21-year-old frontrunner faces campaign finance questions

3 min read

LYNNWOOD — In the days leading up to the election, Joshua Binda made changes to finance filings showing thousands of dollars spent on plane tickets, dental work, car towing, rent and tickets to events, among other things.

Binda, 21, a local activist, held a narrow lead Thursday in his race to join the Lynnwood City Council.

His state Public Disclosure Commission (PDC) filings from the past several months are now the subject of two complaints with the commission, alleging misuse of funds and violations of campaign finance laws.

In an interview Thursday evening with The Daily Herald, Binda acknowledged he made mistakes but said they were corrected.

“It was not intentional at all,” Binda said.

He added: “A lot of this PDC stuff has been new to me, so I’ve been trying to figure it out.”

Binda said a volunteer treasurer made the filings that were later amended.

Glen Morgan has filed about 640 PDC complaints since 2016. They’re usually aimed at Democratic candidates and groups. His complaints, he said, have led to hundreds of thousands of dollars in fines and settlements over the years. He said he first started getting calls about three weeks ago from both Democrats and Republicans about Binda’s campaign finances.

Morgan is surprised he didn’t catch the issues sooner. He filed one of the complaints.

It “really seems totally out of control,” he told The Daily Herald on Wednesday. “It’s so obvious.”

“The biggest question it usually raises is, ‘If they’re going to do this with publicly disclosable funds, what are they going to do with city finances?’” Morgan said.

Morgan pointed to over $4,000 in what he considers “personal expenditures” not related to the campaign. Those include multiple towing payments, groceries, office furniture, clothes and tickets for air travel and events. In the days leading up to the election, many of those payments were changed in disclosure filings.

For example, a $65 payment first noted for a haircut was apparently altered to be for “supplies and water.” A later filing noted over $400 for towing from June, reportedly for a volunteer’s impounded vehicle.

The complaint also highlighted thousands in campaign expenditures of under $50 that don’t have to be itemized.

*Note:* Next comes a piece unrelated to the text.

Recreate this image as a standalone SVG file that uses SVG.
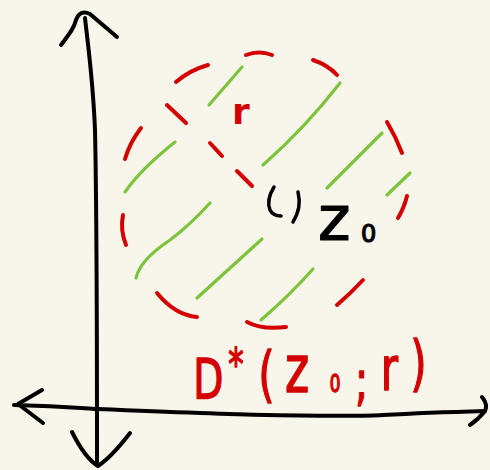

For example, from Sept. 1 to Oct. 11, the campaign listed over $1,500 in such expenses.

In his report, Morgan called for these payments to be revealed.

Binda took the blame for the mistakes in the filings.

“All my money should’ve been spent on campaign-related funds, and if they weren’t it was 100% reimbursed and I made sure of that,” he said. “I, of course, take full responsbility (for) that and accountability (for) the errors that were made.”

Riall Johnson, a consultant with the campaign, also wrote in an email that all payments in question have “been corrected or refunded to the campaign by Josh himself.”

“Josh will continue to comply with all PDC requirements, as he has all campaign,” Johnson wrote. “He regrets the errors made, but as a young first-time candidate that ran his own campaign, knocked thousands of doors himself, and did his own fundraising, there were bound to be mistakes made.”

For example, Binda said, the event tickets were a case of him accidentally using his campaign’s bank account. He said the cards look the same and he keeps them together.

In total, Binda’s campaign raised almost $27,000, including nearly $3,000 of the candidate’s own money. Of that, it spent over $18,000.

PDC Deputy Director Kim Bradford said in an email the commission reached out to the Binda campaign after a case was opened Monday. As of Wednesday morning, the PDC hadn’t received a response.

The finance issues were first reported by the Lynnwood Times, a news outlet owned and published by a Republican who ran for the state Senate in 2018. Binda called it a “smear campaign.”

As with any complaint, the commission has 90 days to figure out if the case can be resolved through a reminder, warning or small fine tied to an admission of a violation, Bradford wrote. It could also become a formal investigation if the violations are found to be serious.

The PDC can levy fines of up to $10,000.

This was Binda’s first run for office. Binda, a political science major at the University of Washington Bothell, has mentioned Congress and the presidency as lofty goals for his future.

He was winning with 52% of the vote, as of Thursday.